Every year, I host a Pirate Movie Night for all of my friends, and this sketch will make a decent companion for Glenda Jackson's episode of The Muppet Show next year.


Then we see a trailer for "The Karate Squid" (no relation) and are regaled with a vaguely offensive (or offensively vague) dialect stereotype. Then the monitor springs a leak, and even more water is shooting onto the studio floor. Digit fixes it (kinda).


The Extremes, who sang "Neutron Dance" last week, sing another top hit of today, "Maneater," as a huge shark gobbles them up one by one. Just like puns, having characters eaten is part of the Muppets' DNA, and again I didn't realize I missed it in the first episode of TJHH. (And, not to put too fine a point on it, in the new ABC show. That show is feeling more Muppety every week, and this week's was the best episode yet. But I still would like, occasionally, to see Big Mean Carl eat someone.)


After another repair gone wrong drenches Kermit from an unlikely source, it's time for another stereotypical dialect sketch. This one, at least, I mostly like. I can't say why, but think it has so much to do with Jerry Nelson's straightforward performance as the sheep, and a lot to do with the sketch's logical construction. It's not easy to write a whole string of sentences that mean two things at once, and have them seem natural. The sheep's egocentric recontextualization of each sentence is on one level a comical misunderstanding, but on another level it's about comedic metaconflict. The sheep hears his species mentioned once (he thinks) and barges his way into the sketch uninvited, rewriting each line so it's about him.


For the second week in a row, we see a captain undergo mutiny (though last episode's mutinous lobsters are now the outside threat), and for some reason the sketch closes with an out-of-left-field homophobia joke.

But! After that, we see Kermit do the best thing in this episode. The studio floor is still all wet, from the various misadventures, and he wonders how he's supposed to entertain people in such adverse conditions. Using only the things around him, he improvises a quick song and dance, and the folk dancing troupe return and join him. It's a quick, joyful, fun moment.

This is the spirit of the Muppets -- making something (a dance, a joke, a simple lizardy-froggy puppet) out of nothing (a wet floor, a species of fish, your mom's old coat). No matter how sophisticated the technology gets, Jim felt that the secret to entertaining people had less to do with the tools and the medium, and more to do with the spirit and heart invested.


Unfortunately, that fun dance wasn't the end of the show. There's an allegory about oceanic pollution. Ted Danson is apparently VERY interested in protecting our oceans, and Jim was an environmentalist way back before that word even existed in the common parlance. I understand how both of them felt very deeply about this topic, and certainly agree with them.

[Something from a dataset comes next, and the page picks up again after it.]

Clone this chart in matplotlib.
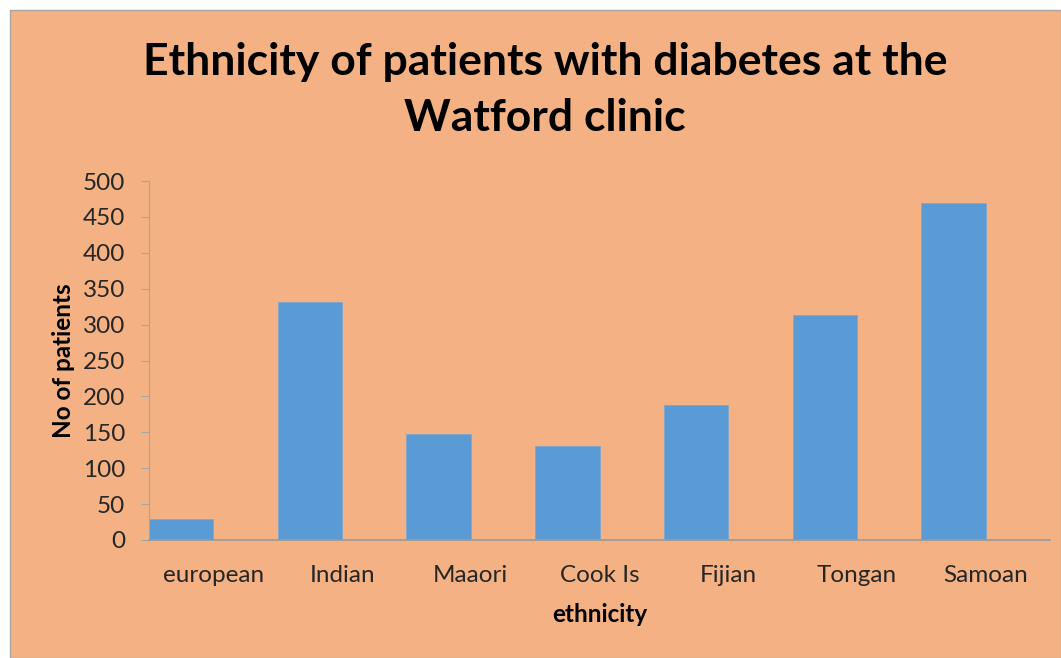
import matplotlib.pyplot as plt
from matplotlib.patches import Rectangle

# Data
ethnicities = ['european', 'Indian', 'Maaori', 'Cook Is', 'Fijian', 'Tongan', 'Samoan']
patients = [29, 332, 147, 131, 188, 313, 470]
y_ticks = [0, 50, 100, 150, 200, 250, 300, 350, 400, 450, 500]

W, H = 1061, 658
fig = plt.figure(figsize=(W / 100, H / 100), dpi=100)
fig.patch.set_facecolor('white')
plt.rcParams['font.family'] = ['Lato', 'DejaVu Sans']

# peach chart area
fig.patches.append(Rectangle((10 / W, 0), 1 - 10 / W, 1 - 10 / H, transform=fig.transFigure,
                             facecolor='#F4B183', edgecolor='#A6A6A6', linewidth=1, zorder=-5))

ax = fig.add_axes([149 / W, (H - 540) / H, (1050 - 149) / W, (540 - 181) / H])
ax.set_facecolor('none')
ax.set_zorder(2)

x = list(range(len(ethnicities)))
ax.bar(x, patients, width=0.5, align='edge', color='#5B9BD5', edgecolor='#7FA7CF', linewidth=0.6)

ax.set_xlim(0, len(ethnicities))
ax.set_ylim(0, 500)
ax.set_yticks(y_ticks)
ax.set_xticks([i + 0.5 for i in x])
ax.set_xticklabels(ethnicities)

for s in ['top', 'right']:
    ax.spines[s].set_visible(False)
ax.spines['left'].set_color('#A6A6A6')
ax.spines['bottom'].set_color('#999999')
ax.spines['bottom'].set_linewidth(1.2)

ax.tick_params(axis='y', length=6, color='#A6A6A6', pad=11, labelsize=17.5, labelcolor='#262626')
ax.tick_params(axis='x', length=0, pad=18, labelsize=17.5, labelcolor='#262626')

ax.set_ylabel('No of patients', fontsize=17.5, fontweight='bold', labelpad=6)
ax.set_xlabel('ethnicity', fontsize=17.5, fontweight='bold', labelpad=12)

fig.text(545 / W, 1 - 62 / H, 'Ethnicity of patients with diabetes at the', ha='center', va='center',
         fontsize=32, fontweight='bold', zorder=3)
fig.text(545 / W, 1 - 118 / H, 'Watford clinic', ha='center', va='center',
         fontsize=32, fontweight='bold', zorder=3)

fig.savefig('out.png', dpi=100)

I know that Jim did a lot of work making unfunny things (pollution, business meetings) funny, but this is not an example of that. This is not entertaining. It's hectoring, and the show points its finger at me and you and all of us for not doing anything. But it doesn't give us a constructive solution. I can't find any evidence that, even in its original airing, the show gave us an 800 number to call, or a book to read, or a nonprofit, not even TED DANSON'S OWN, to contribute to.

It feels like the show is convicting us for not caring, no matter our personal actions, but can't be bothered to spend twenty seconds telling us an address to write for more info.

Later in the run of the show, Jim would present another environmental fable, which was much more entertaining. I'm looking forward to rewatching, and writing about, Song of the Cloud Forest in the near future. That was, in my recollection, a fun way to spend a half hour and think about the environment and all our animal friends.

And in the next day or two, I'll also write about the second half of this show, Lighthouse Island. Back soon.